1 The Nation, vol. xxviii. pp. 70, 98. On March 11, 1840, Mr. Lumpkin, of Georgia, submitted to the Senate a set of resolutions of the legislature of that State, with accompanying documents, in favor of Congress amending the act of Feb. 12, 1793, to carry into effect sec. 2, art. 4 of the Federal Constitution, relating to surrender of fugitives from justice between the States, so as to authorize, (1) the demand to be made on the circuit judge of the United States having jurisdiction in the State where the fugitive might be found; (2) to require such judge, upon demand being made in due form of law, to issue his warrant, to be directed to the marshal of the United States in the said State, to arrest and deliver the fugitive to the agent duly authorized to receive him, who should be named in the warrant; (3) to require each marshal to whom any such warrant should be delivered, forthwith to execute it; (4) and to make it obligatory upon said district judge mentioned in said act to surrender any person who might be found in any State or Territory, and who was charged in any other State or Territory with the commission of any act which constituted a crime by the laws of said State or Territory where he was so charged, to the executive authority of the State or Territory where the offence was alleged to have been committed.. Sen. Docs., vol. iv., 26th Cong. 1st Sess. (273).

2 16 Pet. 539. Mr. Justice Bradley, delivering the opinion of the majority of the Supreme Court in Ex parte Siebold, 100 U. S. 371, 391, said that that court decided in Kentucky v.

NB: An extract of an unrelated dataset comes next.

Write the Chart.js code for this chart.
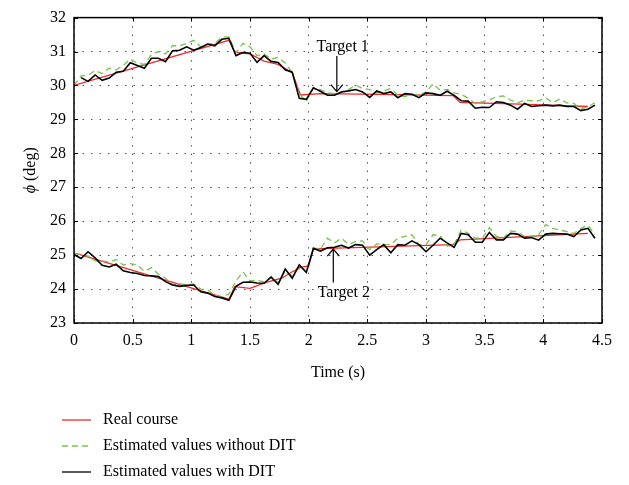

Denison (24 How. 66), that Congress, by the act of 1793, imposed a duty upon the governor of a State respecting the surrender of fugitives from justice which it had no authority to impose, and which the government of the United States could not enforce, except through its own agents. At the same time, however, the court said that Congress might authorize a particular State officer to perform a particular duty, and to this extent the act of 1793 was held to be valid. The power to authorize a State officer to do a particular thing is not correlative to the power to coerce him if he declines. Matter of Briscoe, 51 How. Pr. 422.